▶ **Goal**: Print every entry, word for word, and skip the images.

[Source code of charts]

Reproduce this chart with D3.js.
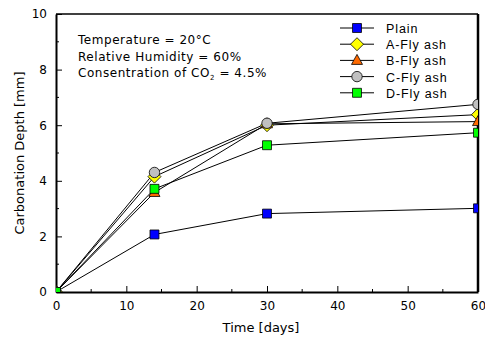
<!DOCTYPE html>
<html>
<head>
<meta charset="utf-8">
<script src="https://cdn.jsdelivr.net/npm/d3@7"></script>
<style>
  body { margin: 0; background: #fff; }
  text { font-family: "DejaVu Sans", sans-serif; }
</style>
</head>
<body>
<div id="chart"></div>
<script>
// Data
const days = [0, 14, 30, 60];
const plain = [0, 2.07, 2.82, 3.01];
const flyA = [0, 4.15, 6.0, 6.38];
const flyB = [0, 3.58, 6.05, 6.13];
const flyC = [0, 4.3, 6.07, 6.75];
const flyD = [0, 3.71, 5.28, 5.73];
const seriesNames = ["Plain", "A-Fly ash", "B-Fly ash", "C-Fly ash", "D-Fly ash"];
const xTicks = [0, 10, 20, 30, 40, 50, 60];
const yTicks = [0, 2, 4, 6, 8, 10];

const width = 485;
const height = 339;
const margin = { top: 14, right: 7, bottom: 47, left: 56 };
const chartWidth = width - margin.left - margin.right;
const chartHeight = height - margin.top - margin.bottom;

const series = [
  { name: seriesNames[0], values: plain, shape: "square", fill: "#0000ff" },
  { name: seriesNames[1], values: flyA, shape: "diamond", fill: "#ffff00" },
  { name: seriesNames[2], values: flyB, shape: "triangle", fill: "#ff6a00" },
  { name: seriesNames[3], values: flyC, shape: "circle", fill: "#c0c0c0" },
  { name: seriesNames[4], values: flyD, shape: "square", fill: "#00ff00" }
];

const svg = d3.select("#chart").append("svg")
  .attr("width", width).attr("height", height);

const g = svg.append("g")
  .attr("transform", `translate(${margin.left}, ${margin.top})`);

const xScale = d3.scaleLinear().domain([0, 60]).range([0, chartWidth]);
const yScale = d3.scaleLinear().domain([0, 10]).range([chartHeight, 0]);

// clip for markers at the frame edges
svg.append("defs").append("clipPath").attr("id", "plotclip")
  .append("rect").attr("width", chartWidth).attr("height", chartHeight);

// minor ticks (inward)
const minorX = d3.range(5, 60, 10);
const minorY = d3.range(1, 10, 2);
g.selectAll(".mx").data(minorX).enter().append("line")
  .attr("x1", d => xScale(d)).attr("x2", d => xScale(d))
  .attr("y1", chartHeight).attr("y2", chartHeight - 3)
  .attr("stroke", "#000");
g.selectAll(".my").data(minorY).enter().append("line")
  .attr("x1", 0).attr("x2", 3)
  .attr("y1", d => yScale(d)).attr("y2", d => yScale(d))
  .attr("stroke", "#000");

// axes
const xAxis = g.append("g")
  .attr("transform", `translate(0, ${chartHeight})`)
  .call(d3.axisBottom(xScale).tickValues(xTicks).tickSizeInner(-6).tickSizeOuter(0).tickPadding(9));
const yAxis = g.append("g")
  .call(d3.axisLeft(yScale).tickValues(yTicks).tickSizeInner(-6).tickSizeOuter(0).tickPadding(9));
[xAxis, yAxis].forEach(a => {
  a.select(".domain").attr("stroke-width", 2);
  a.selectAll("text").style("font-size", "12px").attr("fill", "#000")
    .style("font-family", "'DejaVu Sans', sans-serif");
});

// frame top/right
g.append("line").attr("x1", 0).attr("x2", chartWidth).attr("y1", 0).attr("y2", 0)
  .attr("stroke", "#000").attr("stroke-width", 1.5);
g.append("line").attr("x1", chartWidth).attr("x2", chartWidth).attr("y1", 0).attr("y2", chartHeight)
  .attr("stroke", "#000").attr("stroke-width", 2.5);

// marker path helper
function shapePath(shape) {
  if (shape === "square") return d3.symbol(d3.symbolSquare, 80)();
  if (shape === "diamond") return "M0,-6.5L6.5,0L0,6.5L-6.5,0Z";
  if (shape === "triangle") return "M0,-6L5.5,4L-5.5,4Z";
  return d3.symbol(d3.symbolCircle, 85)();
}

const line = d3.line()
  .x((d, i) => xScale(days[i]))
  .y(d => yScale(d));

const plot = g.append("g").attr("clip-path", "url(#plotclip)");
series.forEach(s => {
  plot.append("path").datum(s.values)
    .attr("fill", "none").attr("stroke", "#000").attr("stroke-width", 1)
    .attr("d", line);
});
series.forEach(s => {
  plot.selectAll(null).data(s.values).enter().append("path")
    .attr("d", shapePath(s.shape))
    .attr("transform", (d, i) => `translate(${xScale(days[i])}, ${yScale(d)})`)
    .attr("fill", s.fill).attr("stroke", "#000").attr("stroke-width", 0.8);
});

// legend
const legend = svg.append("g").attr("transform", "translate(340, 28)");
series.forEach((s, i) => {
  const row = legend.append("g").attr("transform", `translate(0, ${i * 16.2})`);
  row.append("line").attr("x1", 0).attr("x2", 34).attr("stroke", "#000");
  row.append("path").attr("d", shapePath(s.shape))
    .attr("transform", "translate(17, 0)")
    .attr("fill", s.fill).attr("stroke", "#000").attr("stroke-width", 0.8);
  row.append("text").attr("x", 46).attr("y", 5)
    .style("font-family", "'Liberation Sans', Arial, sans-serif")
    .style("font-size", "12.5px").style("letter-spacing", "0.9px")
    .text(s.name);
});

// conditions annotation
const note = svg.append("g")
  .style("font-family", "'Liberation Sans', Arial, sans-serif")
  .style("font-size", "12px").style("letter-spacing", "0.55px");
note.append("text").attr("x", 78).attr("y", 44).text("Temperature = 20\u00B0C");
note.append("text").attr("x", 78).attr("y", 61).text("Relative Humidity = 60%");
const co2 = note.append("text").attr("x", 78).attr("y", 77);
co2.append("tspan").text("Consentration of CO");
co2.append("tspan").attr("dy", 3).style("font-size", "7px").text("2");
co2.append("tspan").attr("dy", -3).text(" = 4.5%");

// axis titles
svg.append("text")
  .attr("x", 261).attr("y", 332)
  .attr("text-anchor", "middle").style("font-size", "13px")
  .text("Time [days]");
svg.append("text")
  .attr("transform", `translate(24, ${margin.top + chartHeight / 2}) rotate(-90)`)
  .attr("text-anchor", "middle").style("font-size", "13px")
  .text("Carbonation Depth [mm]");
</script>
</body>
</html>
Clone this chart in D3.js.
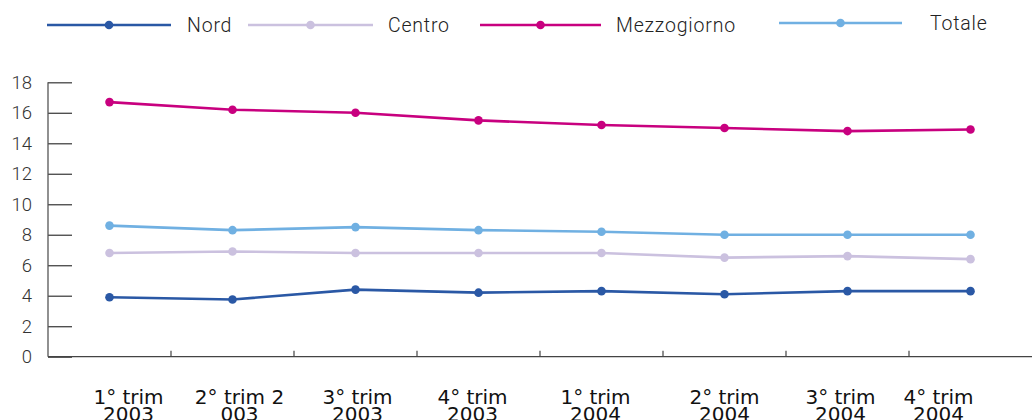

▶ **Answer in full**:
Reproduce this chart with D3.js.
<!DOCTYPE html>
<html>
<head>
<meta charset="utf-8">
<script src="https://cdn.jsdelivr.net/npm/d3@7"></script>
<style>
  body { margin: 0; background: #fff; }
  text { font-family: "DejaVu Sans", sans-serif; }
</style>
</head>
<body>
<div id="chart"></div>
<script>
// Data
const days = [0, 14, 30, 60];
const plain = [0, 2.07, 2.82, 3.01];
const flyA = [0, 4.15, 6.0, 6.38];
const flyB = [0, 3.58, 6.05, 6.13];
const flyC = [0, 4.3, 6.07, 6.75];
const flyD = [0, 3.71, 5.28, 5.73];
const seriesNames = ["Plain", "A-Fly ash", "B-Fly ash", "C-Fly ash", "D-Fly ash"];
const xTicks = [0, 10, 20, 30, 40, 50, 60];
const yTicks = [0, 2, 4, 6, 8, 10];

const width = 485;
const height = 339;
const margin = { top: 14, right: 7, bottom: 47, left: 56 };
const chartWidth = width - margin.left - margin.right;
const chartHeight = height - margin.top - margin.bottom;

const series = [
  { name: seriesNames[0], values: plain, shape: "square", fill: "#0000ff" },
  { name: seriesNames[1], values: flyA, shape: "diamond", fill: "#ffff00" },
  { name: seriesNames[2], values: flyB, shape: "triangle", fill: "#ff6a00" },
  { name: seriesNames[3], values: flyC, shape: "circle", fill: "#c0c0c0" },
  { name: seriesNames[4], values: flyD, shape: "square", fill: "#00ff00" }
];

const svg = d3.select("#chart").append("svg")
  .attr("width", width).attr("height", height);

const g = svg.append("g")
  .attr("transform", `translate(${margin.left}, ${margin.top})`);

const xScale = d3.scaleLinear().domain([0, 60]).range([0, chartWidth]);
const yScale = d3.scaleLinear().domain([0, 10]).range([chartHeight, 0]);

// clip for markers at the frame edges
svg.append("defs").append("clipPath").attr("id", "plotclip")
  .append("rect").attr("width", chartWidth).attr("height", chartHeight);

// minor ticks (inward)
const minorX = d3.range(5, 60, 10);
const minorY = d3.range(1, 10, 2);
g.selectAll(".mx").data(minorX).enter().append("line")
  .attr("x1", d => xScale(d)).attr("x2", d => xScale(d))
  .attr("y1", chartHeight).attr("y2", chartHeight - 3)
  .attr("stroke", "#000");
g.selectAll(".my").data(minorY).enter().append("line")
  .attr("x1", 0).attr("x2", 3)
  .attr("y1", d => yScale(d)).attr("y2", d => yScale(d))
  .attr("stroke", "#000");

// axes
const xAxis = g.append("g")
  .attr("transform", `translate(0, ${chartHeight})`)
  .call(d3.axisBottom(xScale).tickValues(xTicks).tickSizeInner(-6).tickSizeOuter(0).tickPadding(9));
const yAxis = g.append("g")
  .call(d3.axisLeft(yScale).tickValues(yTicks).tickSizeInner(-6).tickSizeOuter(0).tickPadding(9));
[xAxis, yAxis].forEach(a => {
  a.select(".domain").attr("stroke-width", 2);
  a.selectAll("text").style("font-size", "12px").attr("fill", "#000")
    .style("font-family", "'DejaVu Sans', sans-serif");
});

// frame top/right
g.append("line").attr("x1", 0).attr("x2", chartWidth).attr("y1", 0).attr("y2", 0)
  .attr("stroke", "#000").attr("stroke-width", 1.5);
g.append("line").attr("x1", chartWidth).attr("x2", chartWidth).attr("y1", 0).attr("y2", chartHeight)
  .attr("stroke", "#000").attr("stroke-width", 2.5);

// marker path helper
function shapePath(shape) {
  if (shape === "square") return d3.symbol(d3.symbolSquare, 80)();
  if (shape === "diamond") return "M0,-6.5L6.5,0L0,6.5L-6.5,0Z";
  if (shape === "triangle") return "M0,-6L5.5,4L-5.5,4Z";
  return d3.symbol(d3.symbolCircle, 85)();
}

const line = d3.line()
  .x((d, i) => xScale(days[i]))
  .y(d => yScale(d));

const plot = g.append("g").attr("clip-path", "url(#plotclip)");
series.forEach(s => {
  plot.append("path").datum(s.values)
    .attr("fill", "none").attr("stroke", "#000").attr("stroke-width", 1)
    .attr("d", line);
});
series.forEach(s => {
  plot.selectAll(null).data(s.values).enter().append("path")
    .attr("d", shapePath(s.shape))
    .attr("transform", (d, i) => `translate(${xScale(days[i])}, ${yScale(d)})`)
    .attr("fill", s.fill).attr("stroke", "#000").attr("stroke-width", 0.8);
});

// legend
const legend = svg.append("g").attr("transform", "translate(340, 28)");
series.forEach((s, i) => {
  const row = legend.append("g").attr("transform", `translate(0, ${i * 16.2})`);
  row.append("line").attr("x1", 0).attr("x2", 34).attr("stroke", "#000");
  row.append("path").attr("d", shapePath(s.shape))
    .attr("transform", "translate(17, 0)")
    .attr("fill", s.fill).attr("stroke", "#000").attr("stroke-width", 0.8);
  row.append("text").attr("x", 46).attr("y", 5)
    .style("font-family", "'Liberation Sans', Arial, sans-serif")
    .style("font-size", "12.5px").style("letter-spacing", "0.9px")
    .text(s.name);
});

// conditions annotation
const note = svg.append("g")
  .style("font-family", "'Liberation Sans', Arial, sans-serif")
  .style("font-size", "12px").style("letter-spacing", "0.55px");
note.append("text").attr("x", 78).attr("y", 44).text("Temperature = 20\u00B0C");
note.append("text").attr("x", 78).attr("y", 61).text("Relative Humidity = 60%");
const co2 = note.append("text").attr("x", 78).attr("y", 77);
co2.append("tspan").text("Consentration of CO");
co2.append("tspan").attr("dy", 3).style("font-size", "7px").text("2");
co2.append("tspan").attr("dy", -3).text(" = 4.5%");

// axis titles
svg.append("text")
  .attr("x", 261).attr("y", 332)
  .attr("text-anchor", "middle").style("font-size", "13px")
  .text("Time [days]");
svg.append("text")
  .attr("transform", `translate(24, ${margin.top + chartHeight / 2}) rotate(-90)`)
  .attr("text-anchor", "middle").style("font-size", "13px")
  .text("Carbonation Depth [mm]");
</script>
</body>
</html>
Clone this chart in D3.js.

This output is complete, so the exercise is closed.